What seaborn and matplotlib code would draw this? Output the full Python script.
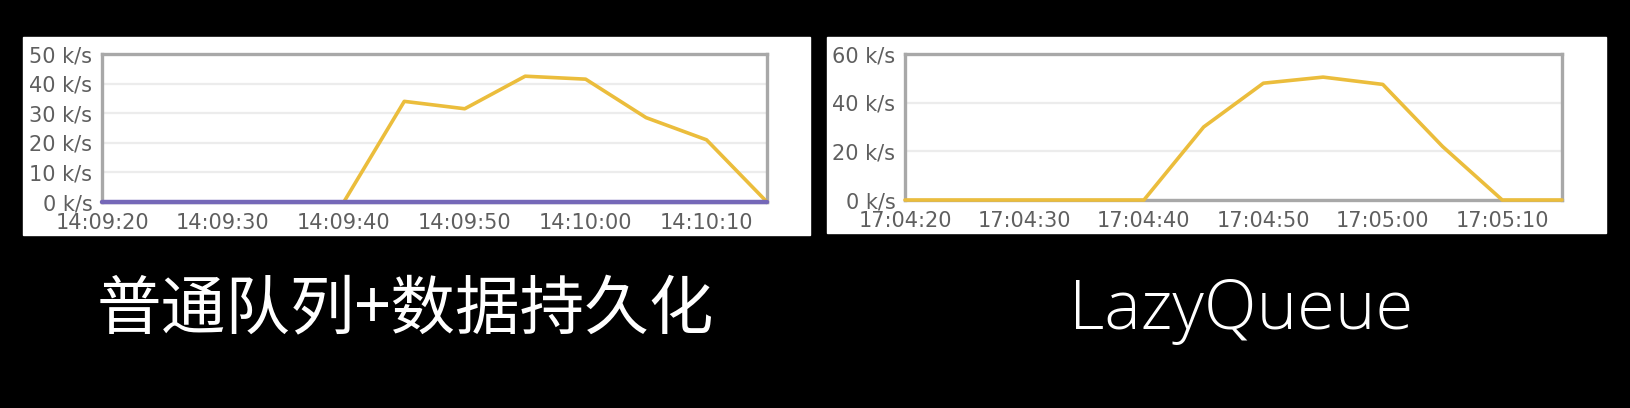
import pandas as pd
import matplotlib
matplotlib.use('Agg')
import matplotlib.pyplot as plt
import matplotlib.dates as mdates
from matplotlib.patches import Rectangle
from matplotlib.ticker import FuncFormatter, MultipleLocator
import seaborn as sns

# Datos (intervalos de 5 s)
left_times = ['14:09:20', '14:09:25', '14:09:30', '14:09:35', '14:09:40', '14:09:45',
              '14:09:50', '14:09:55', '14:10:00', '14:10:05', '14:10:10', '14:10:15']
left_publish = [0, 0, 0, 0, 0, 34, 31.5, 42.5, 41.5, 28.5, 21, 0]
left_other = [0, 0, 0, 0, 0, 0, 0, 0, 0, 0, 0, 0]

right_times = ['17:04:20', '17:04:25', '17:04:30', '17:04:35', '17:04:40', '17:04:45',
               '17:04:50', '17:04:55', '17:05:00', '17:05:05', '17:05:10', '17:05:15']
right_publish = [0, 0, 0, 0, 0, 30, 48, 50.5, 47.5, 22, 0, 0]

captions = ['普通队列+数据持久化', 'LazyQueue']

YELLOW = '#ebbd3c'
PURPLE = '#7568b8'
FRAME = '#a8a8a8'
GRID = '#ececec'
TICK = '#5f5f5f'

sns.set_style('white')
plt.rcParams['font.family'] = ['DejaVu Sans']

fig = plt.figure(figsize=(16.3, 4.08), dpi=100, facecolor='black')

# Paneles blancos detrás de los gráficos
fig.patches.append(Rectangle((23 / 1630, 173 / 408), 787 / 1630, 198 / 408,
                             transform=fig.transFigure, facecolor='white', zorder=-5))
fig.patches.append(Rectangle((827 / 1630, 175 / 408), 779 / 1630, 196 / 408,
                             transform=fig.transFigure, facecolor='white', zorder=-5))


def to_dt(times):
    return pd.to_datetime(['2020-01-01 ' + t for t in times])


def style_axis(ax, times, ymax, ystep):
    dt = to_dt(times)
    ax.set_xlim(dt[0], dt[-1])
    ax.set_ylim(0, ymax)
    ax.yaxis.set_major_locator(MultipleLocator(ystep))
    ax.yaxis.set_major_formatter(FuncFormatter(lambda v, p: f'{int(v)} k/s'))
    ax.xaxis.set_major_locator(mdates.SecondLocator(bysecond=[0, 10, 20, 30, 40, 50]))
    ax.xaxis.set_major_formatter(mdates.DateFormatter('%H:%M:%S'))
    ax.tick_params(axis='both', length=0, labelsize=15, labelcolor=TICK)
    ax.tick_params(axis='y', pad=7)
    ax.tick_params(axis='x', pad=8)
    ax.grid(axis='y', color=GRID, lw=1.6)
    ax.grid(axis='x', visible=False)
    for s in ax.spines.values():
        s.set_visible(True)
        s.set_color(FRAME)
        s.set_linewidth(2.4)
    ax.set_xlabel('')
    ax.set_ylabel('')
    ax.set_facecolor('white')


# Panel izquierdo: cola normal + persistencia
ax1 = fig.add_axes([102 / 1630, 206 / 408, 665 / 1630, 148 / 408])
df_left = pd.DataFrame({'time': to_dt(left_times), 'publish': left_publish, 'other': left_other})
sns.lineplot(data=df_left, x='time', y='publish', ax=ax1, color=YELLOW, lw=2.6)
sns.lineplot(data=df_left, x='time', y='other', ax=ax1, color=PURPLE, lw=3.2)
style_axis(ax1, left_times, 50, 10)
for ln in ax1.lines:
    ln.set_clip_on(False)
    ln.set_zorder(5)

# Panel derecho: LazyQueue
ax2 = fig.add_axes([905 / 1630, 208 / 408, 657 / 1630, 146 / 408])
df_right = pd.DataFrame({'time': to_dt(right_times), 'publish': right_publish})
sns.lineplot(data=df_right, x='time', y='publish', ax=ax2, color=YELLOW, lw=2.6)
style_axis(ax2, right_times, 60, 20)
for ln in ax2.lines:
    ln.set_clip_on(False)
    ln.set_zorder(5)

# Títulos inferiores
fig.text(405 / 1630, 97 / 408, captions[0], color='white', fontsize=46.5,
         ha='center', va='center', family=['Noto Sans CJK SC', 'DejaVu Sans'], weight='light')
fig.text(1241 / 1630, 97 / 408, captions[1], color='white', fontsize=49.5,
         ha='center', va='center', family=['Open Sans', 'DejaVu Sans'], weight='light')

fig.savefig('out.png', dpi=100, facecolor='black')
☆ ☆ ☆
**Written request**
Without the pictures, write out the whole listing above exactly as it appears.

**Task response**
What seaborn and matplotlib code would draw this? Output the full Python script.
import pandas as pd
import matplotlib
matplotlib.use('Agg')
import matplotlib.pyplot as plt
import matplotlib.dates as mdates
from matplotlib.patches import Rectangle
from matplotlib.ticker import FuncFormatter, MultipleLocator
import seaborn as sns

# Datos (intervalos de 5 s)
left_times = ['14:09:20', '14:09:25', '14:09:30', '14:09:35', '14:09:40', '14:09:45',
              '14:09:50', '14:09:55', '14:10:00', '14:10:05', '14:10:10', '14:10:15']
left_publish = [0, 0, 0, 0, 0, 34, 31.5, 42.5, 41.5, 28.5, 21, 0]
left_other = [0, 0, 0, 0, 0, 0, 0, 0, 0, 0, 0, 0]

right_times = ['17:04:20', '17:04:25', '17:04:30', '17:04:35', '17:04:40', '17:04:45',
               '17:04:50', '17:04:55', '17:05:00', '17:05:05', '17:05:10', '17:05:15']
right_publish = [0, 0, 0, 0, 0, 30, 48, 50.5, 47.5, 22, 0, 0]

captions = ['普通队列+数据持久化', 'LazyQueue']

YELLOW = '#ebbd3c'
PURPLE = '#7568b8'
FRAME = '#a8a8a8'
GRID = '#ececec'
TICK = '#5f5f5f'

sns.set_style('white')
plt.rcParams['font.family'] = ['DejaVu Sans']

fig = plt.figure(figsize=(16.3, 4.08), dpi=100, facecolor='black')

# Paneles blancos detrás de los gráficos
fig.patches.append(Rectangle((23 / 1630, 173 / 408), 787 / 1630, 198 / 408,
                             transform=fig.transFigure, facecolor='white', zorder=-5))
fig.patches.append(Rectangle((827 / 1630, 175 / 408), 779 / 1630, 196 / 408,
                             transform=fig.transFigure, facecolor='white', zorder=-5))


def to_dt(times):
    return pd.to_datetime(['2020-01-01 ' + t for t in times])


def style_axis(ax, times, ymax, ystep):
    dt = to_dt(times)
    ax.set_xlim(dt[0], dt[-1])
    ax.set_ylim(0, ymax)
    ax.yaxis.set_major_locator(MultipleLocator(ystep))
    ax.yaxis.set_major_formatter(FuncFormatter(lambda v, p: f'{int(v)} k/s'))
    ax.xaxis.set_major_locator(mdates.SecondLocator(bysecond=[0, 10, 20, 30, 40, 50]))
    ax.xaxis.set_major_formatter(mdates.DateFormatter('%H:%M:%S'))
    ax.tick_params(axis='both', length=0, labelsize=15, labelcolor=TICK)
    ax.tick_params(axis='y', pad=7)
    ax.tick_params(axis='x', pad=8)
    ax.grid(axis='y', color=GRID, lw=1.6)
    ax.grid(axis='x', visible=False)
    for s in ax.spines.values():
        s.set_visible(True)
        s.set_color(FRAME)
        s.set_linewidth(2.4)
    ax.set_xlabel('')
    ax.set_ylabel('')
    ax.set_facecolor('white')


# Panel izquierdo: cola normal + persistencia
ax1 = fig.add_axes([102 / 1630, 206 / 408, 665 / 1630, 148 / 408])
df_left = pd.DataFrame({'time': to_dt(left_times), 'publish': left_publish, 'other': left_other})
sns.lineplot(data=df_left, x='time', y='publish', ax=ax1, color=YELLOW, lw=2.6)
sns.lineplot(data=df_left, x='time', y='other', ax=ax1, color=PURPLE, lw=3.2)
style_axis(ax1, left_times, 50, 10)
for ln in ax1.lines:
    ln.set_clip_on(False)
    ln.set_zorder(5)

# Panel derecho: LazyQueue
ax2 = fig.add_axes([905 / 1630, 208 / 408, 657 / 1630, 146 / 408])
df_right = pd.DataFrame({'time': to_dt(right_times), 'publish': right_publish})
sns.lineplot(data=df_right, x='time', y='publish', ax=ax2, color=YELLOW, lw=2.6)
style_axis(ax2, right_times, 60, 20)
for ln in ax2.lines:
    ln.set_clip_on(False)
    ln.set_zorder(5)

# Títulos inferiores
fig.text(405 / 1630, 97 / 408, captions[0], color='white', fontsize=46.5,
         ha='center', va='center', family=['Noto Sans CJK SC', 'DejaVu Sans'], weight='light')
fig.text(1241 / 1630, 97 / 408, captions[1], color='white', fontsize=49.5,
         ha='center', va='center', family=['Open Sans', 'DejaVu Sans'], weight='light')

fig.savefig('out.png', dpi=100, facecolor='black')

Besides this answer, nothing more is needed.